Request: Extract every line that contains the string "this".

Data:
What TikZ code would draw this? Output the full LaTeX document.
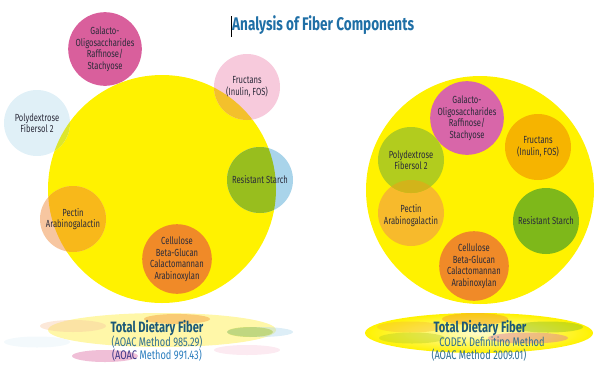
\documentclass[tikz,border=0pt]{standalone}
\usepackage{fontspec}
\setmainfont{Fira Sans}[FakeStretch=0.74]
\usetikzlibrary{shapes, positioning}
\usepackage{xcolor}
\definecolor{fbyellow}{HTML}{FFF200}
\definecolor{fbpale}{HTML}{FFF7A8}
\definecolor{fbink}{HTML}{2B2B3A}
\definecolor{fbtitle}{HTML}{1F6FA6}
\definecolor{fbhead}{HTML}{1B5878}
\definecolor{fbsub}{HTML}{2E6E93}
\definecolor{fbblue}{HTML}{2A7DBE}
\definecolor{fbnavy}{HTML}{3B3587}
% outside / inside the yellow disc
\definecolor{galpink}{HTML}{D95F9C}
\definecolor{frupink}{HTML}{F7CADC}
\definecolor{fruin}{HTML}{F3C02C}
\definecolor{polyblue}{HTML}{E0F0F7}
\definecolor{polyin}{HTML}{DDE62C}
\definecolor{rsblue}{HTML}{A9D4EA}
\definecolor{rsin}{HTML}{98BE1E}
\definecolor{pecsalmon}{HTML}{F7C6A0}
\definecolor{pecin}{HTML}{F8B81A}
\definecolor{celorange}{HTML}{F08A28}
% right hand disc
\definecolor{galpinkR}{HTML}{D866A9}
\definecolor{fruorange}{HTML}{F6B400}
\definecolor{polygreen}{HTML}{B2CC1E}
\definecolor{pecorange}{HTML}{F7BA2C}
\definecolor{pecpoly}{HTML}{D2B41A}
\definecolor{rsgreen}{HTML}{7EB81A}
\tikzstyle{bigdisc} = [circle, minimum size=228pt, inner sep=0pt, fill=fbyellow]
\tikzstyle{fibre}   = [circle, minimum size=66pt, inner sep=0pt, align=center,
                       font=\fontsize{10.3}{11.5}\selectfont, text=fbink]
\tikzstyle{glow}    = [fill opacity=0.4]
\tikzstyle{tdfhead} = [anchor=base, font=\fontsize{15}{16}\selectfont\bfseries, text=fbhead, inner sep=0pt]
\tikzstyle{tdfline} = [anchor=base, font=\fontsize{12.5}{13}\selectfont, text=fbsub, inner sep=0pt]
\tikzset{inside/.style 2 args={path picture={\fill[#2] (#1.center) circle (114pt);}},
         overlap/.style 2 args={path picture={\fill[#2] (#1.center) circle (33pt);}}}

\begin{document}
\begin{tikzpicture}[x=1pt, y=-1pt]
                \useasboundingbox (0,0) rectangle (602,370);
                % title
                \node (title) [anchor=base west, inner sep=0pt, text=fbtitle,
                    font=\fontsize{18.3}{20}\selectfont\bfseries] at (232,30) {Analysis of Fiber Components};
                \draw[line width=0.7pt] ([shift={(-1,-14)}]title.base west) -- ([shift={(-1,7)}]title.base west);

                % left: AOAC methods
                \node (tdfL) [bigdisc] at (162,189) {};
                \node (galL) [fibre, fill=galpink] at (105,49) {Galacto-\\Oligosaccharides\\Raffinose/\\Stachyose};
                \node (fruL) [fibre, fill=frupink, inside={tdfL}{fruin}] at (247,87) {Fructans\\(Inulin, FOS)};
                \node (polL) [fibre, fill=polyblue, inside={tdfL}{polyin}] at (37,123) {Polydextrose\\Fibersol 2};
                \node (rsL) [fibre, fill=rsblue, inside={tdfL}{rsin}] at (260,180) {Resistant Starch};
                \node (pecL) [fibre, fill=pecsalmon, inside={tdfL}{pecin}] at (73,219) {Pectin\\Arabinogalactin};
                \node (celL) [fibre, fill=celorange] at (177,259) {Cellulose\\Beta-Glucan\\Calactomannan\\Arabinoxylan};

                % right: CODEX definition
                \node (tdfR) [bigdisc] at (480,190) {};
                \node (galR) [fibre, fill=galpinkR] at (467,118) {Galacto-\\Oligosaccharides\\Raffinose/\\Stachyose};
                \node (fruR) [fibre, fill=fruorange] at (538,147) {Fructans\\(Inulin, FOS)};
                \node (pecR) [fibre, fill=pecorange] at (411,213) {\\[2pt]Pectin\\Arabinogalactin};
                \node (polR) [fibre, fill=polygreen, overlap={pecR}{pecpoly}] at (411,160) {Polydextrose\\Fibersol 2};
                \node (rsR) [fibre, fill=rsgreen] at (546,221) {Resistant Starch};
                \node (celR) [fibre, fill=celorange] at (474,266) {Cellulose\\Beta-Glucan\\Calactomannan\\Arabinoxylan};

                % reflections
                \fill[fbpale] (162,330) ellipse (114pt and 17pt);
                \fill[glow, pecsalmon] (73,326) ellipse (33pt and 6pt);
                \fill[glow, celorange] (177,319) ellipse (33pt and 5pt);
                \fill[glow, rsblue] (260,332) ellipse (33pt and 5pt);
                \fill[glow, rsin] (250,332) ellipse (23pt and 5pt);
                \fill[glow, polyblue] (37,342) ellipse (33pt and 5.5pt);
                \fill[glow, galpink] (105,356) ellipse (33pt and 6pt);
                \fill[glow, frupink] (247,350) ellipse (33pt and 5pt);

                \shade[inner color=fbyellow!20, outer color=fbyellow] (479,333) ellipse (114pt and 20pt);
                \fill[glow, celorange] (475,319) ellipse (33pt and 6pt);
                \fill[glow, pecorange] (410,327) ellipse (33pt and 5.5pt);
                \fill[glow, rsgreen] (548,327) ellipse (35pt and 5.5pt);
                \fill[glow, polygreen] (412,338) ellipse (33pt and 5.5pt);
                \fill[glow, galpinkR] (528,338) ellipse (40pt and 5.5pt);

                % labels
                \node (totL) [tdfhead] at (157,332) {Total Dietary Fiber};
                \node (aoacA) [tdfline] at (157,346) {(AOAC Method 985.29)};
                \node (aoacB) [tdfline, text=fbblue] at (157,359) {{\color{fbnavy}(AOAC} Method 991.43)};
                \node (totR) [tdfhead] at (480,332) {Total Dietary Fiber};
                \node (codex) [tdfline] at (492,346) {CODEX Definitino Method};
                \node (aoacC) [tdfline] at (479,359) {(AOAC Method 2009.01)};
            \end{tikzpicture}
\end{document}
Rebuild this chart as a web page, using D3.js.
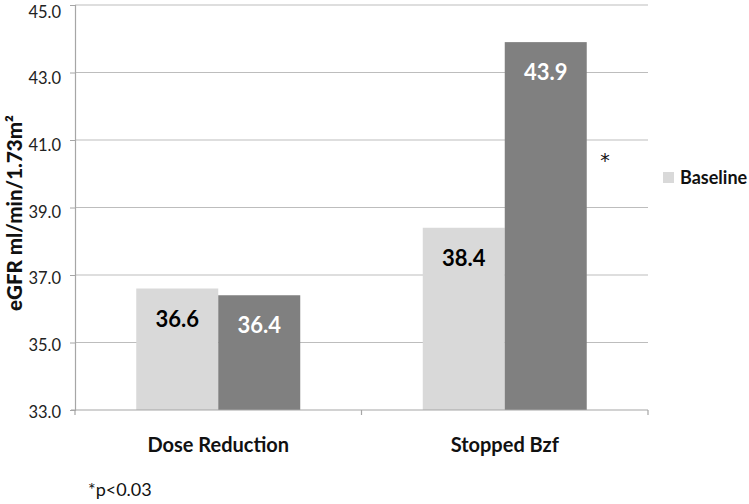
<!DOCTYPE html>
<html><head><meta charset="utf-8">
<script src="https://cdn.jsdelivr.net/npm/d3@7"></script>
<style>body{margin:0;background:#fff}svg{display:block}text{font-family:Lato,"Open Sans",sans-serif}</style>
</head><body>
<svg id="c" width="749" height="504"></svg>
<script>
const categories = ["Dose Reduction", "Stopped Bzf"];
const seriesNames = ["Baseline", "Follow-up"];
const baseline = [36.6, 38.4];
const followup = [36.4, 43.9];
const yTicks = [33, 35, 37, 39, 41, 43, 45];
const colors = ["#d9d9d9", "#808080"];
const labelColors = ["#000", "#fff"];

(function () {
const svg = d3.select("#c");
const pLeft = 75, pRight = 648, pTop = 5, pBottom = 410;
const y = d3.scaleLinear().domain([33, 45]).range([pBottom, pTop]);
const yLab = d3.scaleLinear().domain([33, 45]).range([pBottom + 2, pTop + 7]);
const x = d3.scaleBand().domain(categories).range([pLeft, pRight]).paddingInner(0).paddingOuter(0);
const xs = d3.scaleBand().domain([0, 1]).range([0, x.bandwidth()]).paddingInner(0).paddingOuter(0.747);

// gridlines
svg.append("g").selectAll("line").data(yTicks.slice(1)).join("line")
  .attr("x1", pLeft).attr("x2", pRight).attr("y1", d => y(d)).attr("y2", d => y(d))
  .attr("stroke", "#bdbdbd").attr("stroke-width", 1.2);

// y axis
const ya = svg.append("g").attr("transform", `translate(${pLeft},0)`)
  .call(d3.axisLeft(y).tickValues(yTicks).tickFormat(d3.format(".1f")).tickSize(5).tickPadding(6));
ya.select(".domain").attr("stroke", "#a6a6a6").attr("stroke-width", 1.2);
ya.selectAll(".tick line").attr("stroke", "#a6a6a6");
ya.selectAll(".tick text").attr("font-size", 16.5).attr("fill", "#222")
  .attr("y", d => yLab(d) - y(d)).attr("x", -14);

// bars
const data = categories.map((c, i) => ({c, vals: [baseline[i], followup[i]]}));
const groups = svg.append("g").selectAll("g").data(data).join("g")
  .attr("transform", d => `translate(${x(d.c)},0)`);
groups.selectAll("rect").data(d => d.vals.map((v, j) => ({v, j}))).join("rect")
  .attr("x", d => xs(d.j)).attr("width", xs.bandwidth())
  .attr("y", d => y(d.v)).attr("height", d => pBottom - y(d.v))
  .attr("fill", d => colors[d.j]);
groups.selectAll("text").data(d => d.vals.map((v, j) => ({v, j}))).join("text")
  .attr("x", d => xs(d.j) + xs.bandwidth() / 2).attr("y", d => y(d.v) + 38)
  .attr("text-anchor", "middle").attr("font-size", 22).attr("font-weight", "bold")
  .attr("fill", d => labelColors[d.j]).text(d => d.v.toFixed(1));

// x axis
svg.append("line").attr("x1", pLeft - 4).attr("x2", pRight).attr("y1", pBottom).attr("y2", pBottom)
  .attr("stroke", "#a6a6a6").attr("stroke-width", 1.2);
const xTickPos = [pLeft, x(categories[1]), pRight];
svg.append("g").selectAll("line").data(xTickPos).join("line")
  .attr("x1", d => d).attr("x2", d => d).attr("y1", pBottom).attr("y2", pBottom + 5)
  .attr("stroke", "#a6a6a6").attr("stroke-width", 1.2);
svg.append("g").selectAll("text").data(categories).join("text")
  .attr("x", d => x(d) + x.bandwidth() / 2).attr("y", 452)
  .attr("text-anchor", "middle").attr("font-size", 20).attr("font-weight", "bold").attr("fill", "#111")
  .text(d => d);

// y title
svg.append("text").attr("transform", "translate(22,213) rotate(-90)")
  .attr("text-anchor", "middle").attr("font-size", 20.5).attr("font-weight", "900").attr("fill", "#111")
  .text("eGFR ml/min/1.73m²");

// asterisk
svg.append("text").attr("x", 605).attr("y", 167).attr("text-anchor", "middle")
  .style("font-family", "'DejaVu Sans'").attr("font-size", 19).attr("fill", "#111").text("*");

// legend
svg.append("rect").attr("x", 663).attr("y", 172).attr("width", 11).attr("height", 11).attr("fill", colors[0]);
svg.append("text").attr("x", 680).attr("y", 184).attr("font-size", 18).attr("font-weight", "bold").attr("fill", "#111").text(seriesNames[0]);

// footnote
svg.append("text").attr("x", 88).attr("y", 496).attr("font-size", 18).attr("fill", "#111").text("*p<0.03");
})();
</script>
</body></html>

The output:
What TikZ code would draw this? Output the full LaTeX document.
Rebuild this chart as a web page, using D3.js.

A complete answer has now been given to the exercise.